Óscar Ibarra Cómplices

Por Óscar Ibarra
Director General de CÓMplices
Twitter: @COMplicesCOM

El 11 de septiembre de 2001 llegué a mi casa después de correr en el bosque de Tlalpan, como hacía todas las mañanas, pero de manera absolutamente atípica tuve el impulso de encender el televisor. Lo que vi ese día cambió mi manera de ver el mundo para siempre. Acababa de estrellarse un avión comercial contra una de las torres gemelas del World Trade Center de Nueva York. Antes de poder entender si era un accidente, muy pocos minutos después se estrelló otro avión contra la segunda torre.

No podía creer lo que estaba viendo, especialmente después de haber estado en el centro comercial que había en el sótano de las torres durante la celebración el año nuevo 2000, a donde fuimos mi esposa y yo con nuestras hijas a pesar de las múltiples advertencias y rumores de que algo muy malo pasaría ese nuevo año debido al cambio de milenio en los sistemas de cómputo.

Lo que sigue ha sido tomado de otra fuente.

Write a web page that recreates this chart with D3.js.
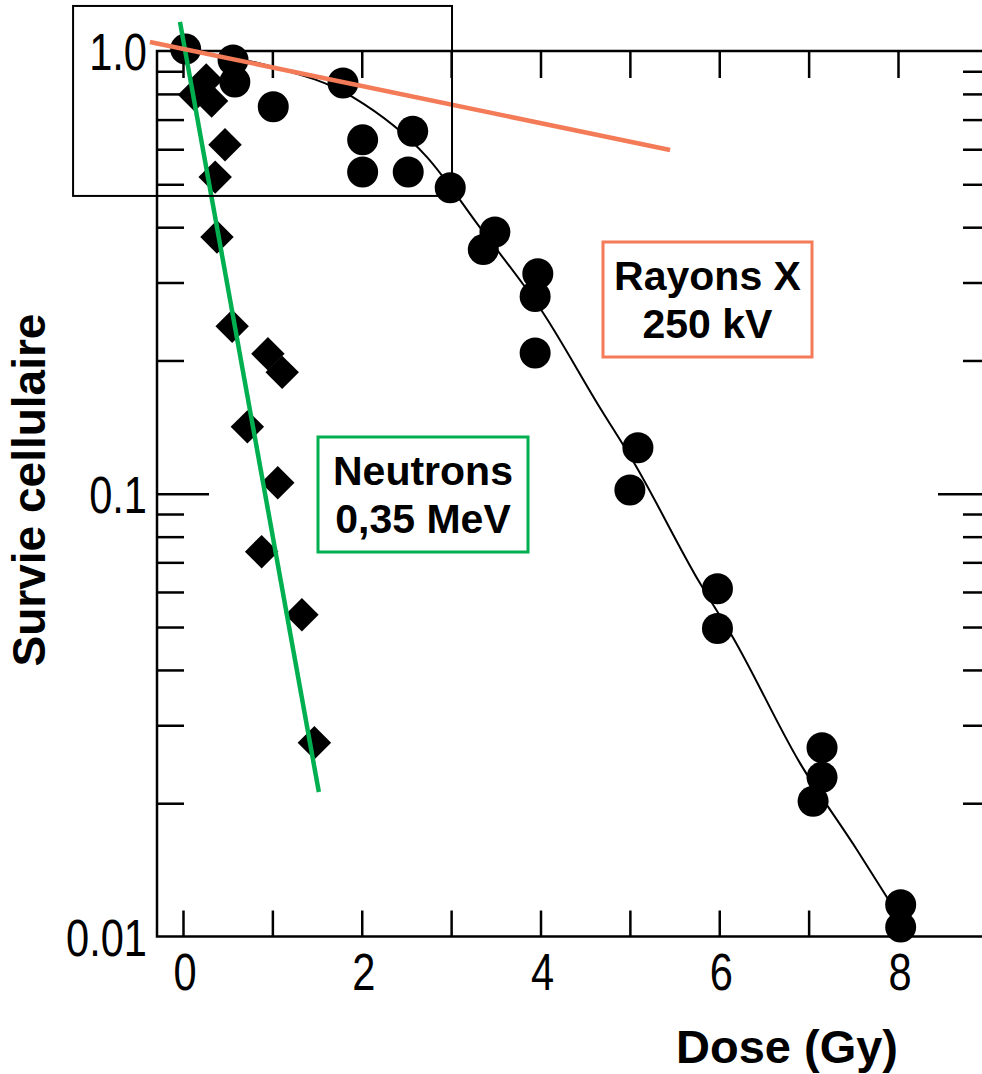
<!DOCTYPE html>
<html>
<head>
<meta charset="utf-8">
<script src="https://cdn.jsdelivr.net/npm/d3@7"></script>
<style>
    body { margin: 0; background: #fff; }
    svg { display: block; font-family: 'Liberation Sans', Arial, sans-serif; }
    .axis path, .axis line { stroke: #000; stroke-width: 2.5; fill: none; }
    .tick-label { font-size: 52px; fill: #000; }
    .title { font-size: 46px; font-weight: bold; fill: #000; }
    .legend text { font-size: 41px; font-weight: bold; text-anchor: middle; fill: #000; }
</style>
</head>
<body>
<svg id="chart" width="982" height="1074"></svg>
<script>
// dose (Gy), survival fraction
const xrayPoints = [
    [0.03, 1.01], [0.56, 0.954], [0.58, 0.851], [1.01, 0.748], [1.79, 0.847],
    [2.01, 0.630], [2.01, 0.533], [2.57, 0.659], [2.52, 0.533], [2.99, 0.491],
    [3.49, 0.390], [3.36, 0.356], [3.97, 0.314], [3.94, 0.279], [3.94, 0.208],
    [5.09, 0.127], [5.00, 0.102], [5.98, 0.061], [5.98, 0.0496], [7.15, 0.0267],
    [7.15, 0.0229], [7.05, 0.0202], [8.03, 0.0118], [8.03, 0.0105]
];
const neutronPoints = [
    [0.13, 0.796], [0.26, 0.860], [0.32, 0.771], [0.47, 0.614], [0.36, 0.519],
    [0.38, 0.380], [0.55, 0.239], [0.95, 0.207], [1.11, 0.188], [0.72, 0.1416],
    [1.06, 0.1059], [0.88, 0.0740], [1.33, 0.0533], [1.47, 0.0274]
];
// fitted curve through the X-ray data
const xrayCurve = [
    [0, 1.0], [0.97, 0.925], [1.9, 0.787], [2.73, 0.576], [3.32, 0.40],
    [4.03, 0.256], [4.66, 0.157], [5.03, 0.119], [5.78, 0.063], [6.15, 0.0475],
    [6.9, 0.0247], [7.54, 0.0157], [8.0, 0.0112]
];
// initial slopes drawn over the figure
const xraySlope = [[-0.37, 1.048], [5.45, 0.5975]];
const neutronSlope = [[-0.034, 1.163], [1.52, 0.0212]];
// highlighted shoulder region
const shoulderBox = {x0: -1.23, x1: 3.01, y0: 1.264, y1: 0.4706};

const doseTicks = [0, 1, 2, 3, 4, 5, 6, 7, 8, 9];
const doseLabels = [0, 2, 4, 6, 8];
const survivalMinor = [0.02, 0.03, 0.04, 0.05, 0.06, 0.07, 0.08, 0.09,
                       0.2, 0.3, 0.4, 0.5, 0.6, 0.7, 0.8, 0.9];
const survivalMajor = [0.1];
const survivalLabels = [[1, '1.0'], [0.1, '0.1'], [0.01, '0.01']];

const green = '#00b050';
const orange = '#f37b58';

const svg = d3.select('#chart');
svg.append('rect').attr('width', 982).attr('height', 1074).attr('fill', '#fff');

const frame = {left: 157, right: 990, top: 51, bottom: 936.5};

// x: 0 Gy sits at 183px, 8 Gy at 898px
const xScale = d3.scaleLinear().domain([0, 8]).range([183, 898]);
const yScale = d3.scaleLog().domain([0.01, 1]).range([frame.bottom, frame.top]);

// frame: axes on all four sides, ticks pointing inward
function frameAxis(gen, tx, ty, values, size) {
    svg.append('g')
        .attr('class', 'axis')
        .attr('transform', 'translate(' + tx + ',' + ty + ')')
        .call(gen.tickValues(values).tickSize(-size).tickSizeOuter(0).tickFormat(''))
        .call(g => g.select('.domain').remove());
}
frameAxis(d3.axisLeft(yScale), frame.left, 0, survivalMinor, 27);
frameAxis(d3.axisLeft(yScale), frame.left, 0, survivalMajor, 52);
frameAxis(d3.axisRight(yScale), frame.right, 0, survivalMinor, 27);
frameAxis(d3.axisRight(yScale), frame.right, 0, survivalMajor, 52);
frameAxis(d3.axisBottom(xScale), 0, frame.bottom, doseTicks, 26);
frameAxis(d3.axisTop(xScale), 0, frame.top, doseTicks, 27);

svg.append('path')
    .attr('d', 'M' + frame.left + ',' + frame.top + 'H' + frame.right + 'V' + frame.bottom + 'H' + frame.left + 'Z')
    .attr('fill', 'none').attr('stroke', '#000').attr('stroke-width', 2.5);

// tick labels, condensed
svg.selectAll('.ylab')
    .data(survivalLabels)
    .enter().append('text')
    .attr('class', 'tick-label')
    .attr('text-anchor', 'end')
    .attr('transform', d => 'translate(147,' + (yScale(d[0]) + 19) + ') scale(0.8,1)')
    .text(d => d[1]);

svg.selectAll('.xlab')
    .data(doseLabels)
    .enter().append('text')
    .attr('class', 'tick-label')
    .attr('text-anchor', 'middle')
    .attr('transform', d => 'translate(' + (xScale(d) + 2) + ',990) scale(0.8,1)')
    .text(d => d);

// axis titles
svg.append('text')
    .attr('class', 'title')
    .attr('text-anchor', 'middle')
    .attr('transform', 'translate(45,490) rotate(-90)')
    .text('Survie cellulaire');

svg.append('text')
    .attr('class', 'title')
    .attr('text-anchor', 'end')
    .attr('x', 898).attr('y', 1063)
    .style('font-size', '47px')
    .text('Dose (Gy)');

const line = d3.line()
    .x(d => xScale(d[0]))
    .y(d => yScale(d[1]));

// X-ray fit
svg.append('path')
    .datum(xrayCurve)
    .attr('d', line.curve(d3.curveMonotoneX))
    .attr('fill', 'none').attr('stroke', '#000').attr('stroke-width', 2);
line.curve(d3.curveLinear);

// data points
svg.selectAll('.xray')
    .data(xrayPoints)
    .enter().append('circle')
    .attr('class', 'xray')
    .attr('r', 15.5)
    .attr('cx', d => xScale(d[0]))
    .attr('cy', d => yScale(d[1]))
    .attr('fill', '#000');

const diamond = d3.symbol().type(d3.symbolSquare).size(560);
svg.selectAll('.neutron')
    .data(neutronPoints)
    .enter().append('path')
    .attr('class', 'neutron')
    .attr('d', diamond)
    .attr('transform', d => 'translate(' + xScale(d[0]) + ',' + yScale(d[1]) + ') rotate(45)')
    .attr('fill', '#000');

// slope lines
svg.append('path')
    .datum(neutronSlope)
    .attr('d', line)
    .attr('stroke', green).attr('stroke-width', 4.5).attr('fill', 'none');

svg.append('path')
    .datum(xraySlope)
    .attr('d', line)
    .attr('stroke', orange).attr('stroke-width', 4.5).attr('fill', 'none');

// shoulder box
svg.append('rect')
    .attr('x', xScale(shoulderBox.x0))
    .attr('y', yScale(shoulderBox.y0))
    .attr('width', xScale(shoulderBox.x1) - xScale(shoulderBox.x0))
    .attr('height', yScale(shoulderBox.y1) - yScale(shoulderBox.y0))
    .attr('fill', 'none').attr('stroke', '#000').attr('stroke-width', 2);

// legend boxes
function legend(x, y, w, h, color, lines) {
    let g = svg.append('g').attr('class', 'legend').attr('transform', 'translate(' + x + ',' + y + ')');
    g.append('rect')
        .attr('width', w).attr('height', h)
        .attr('fill', '#fff').attr('stroke', color).attr('stroke-width', 3);
    g.selectAll('text')
        .data(lines)
        .enter().append('text')
        .attr('x', w / 2)
        .attr('y', (d, i) => 48 + i * 48)
        .text(d => d);
}
legend(603, 242, 209, 115, orange, ['Rayons X', '250 kV']);
legend(318, 437, 210, 115, green, ['Neutrons', '0,35 MeV']);
</script>
</body>
</html>
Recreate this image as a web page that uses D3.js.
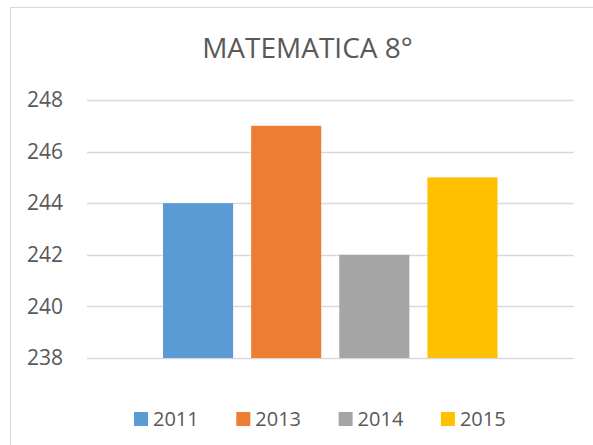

Para quienes no lo sepan o no lo recuerden, se vaticinaron todo tipo de tragedias y colapsos basados en que los sistemas no serían capaces de entender que era un cambio de milenio la llegada del año 2000 y revolverían todas las cifras y estadísticas del mundo. Quizás éramos muy inocentes, pero se sentía un miedo generalizado.

Hace unos días, tuve la oportunidad de visitar el museo y memorial 9/11 en Nueva York, sitio dedicado a recordar y a explicar lo que sucedió el fatídico 11 de septiembre de 2001 cuando terroristas, bajo las órdenes de Osama Bin Laden, estrellaron aviones contra las torres gemelas y contra el pentágono.

Es un trabajo maravilloso de recreación de los hechos y logran dejar un sentimiento desgarrador en el corazón de quien lo visita. No hay duda al respecto. El vacío físico que generan las enormes fuentes exteriores con forma de cajas en las áreas en que estuvieron las torres se cuela hasta el alma, dejando una sensación del mismo vacío en el corazón.

La forma en que está montada la exhibición dentro del museo no deja espacio para suponer nada. Muestra en fotografías hasta a las personas que en la desesperación absoluta se lanzaron al vacío desde los pisos más altos de las torres, algo que nos dejó marcados a quienes tuvimos la oportunidad de presenciar en tiempo real a través de la televisión.

La forma en que se reconstruyen los hechos minuto a minuto no desvía la atención hacia ideas neutrales u opuestas a lo artero del atentado. Los pilotos terroristas vivieron durante años en Estados Unidos y estudiaron para pilotos en escuelas estadounidenses. Las autoridades nunca lo vieron venir.

Si lo vemos desde el punto de vista de storytelling es un maravilloso trabajo. Tiene todos los elementos como los héroes y los villanos y es prácticamente imposible no tomar partido. Sin embargo, después de recorrer el museo con toda su sobrecogedora información, me encuentro con una conclusión que dice “We will never forget”. Hasta aquí todo museografía y recuerdos. Tan sobrecogedor y aleccionador como puede ser la visita a Dachau, uno de los campos de concentración de la Alemania nazi.

Sin embargo, cuando pienso en la forma en que todos estos hechos han cambiado la actitud de las autoridades estadounidenses hacia el mundo, me parece que se convierte en un marketing sobresaliente y profundamente perverso. We will never forget es una sentencia que justifica casi cualquier arbitrariedad y hace que parezcan justificadas medidas como los abusos de los sistemas de seguridad aeroportuarios, la sobre vigilancia de todas las comunicaciones, el lanzamiento de misiles en Siria y hasta la ocurrencia de construir muros entre países.

We will never forget es una expresión que hoy en día justifica la violación de la privacidad de las personas, incluyendo a los ciudadanos estadounidenses, y de sus más elementales derechos humanos.

We will never forget es una reason to believe que puede adquirir alcances inimaginables. Veamos hasta dónde son capaces de llevarlo en aras de mantener el american way of life.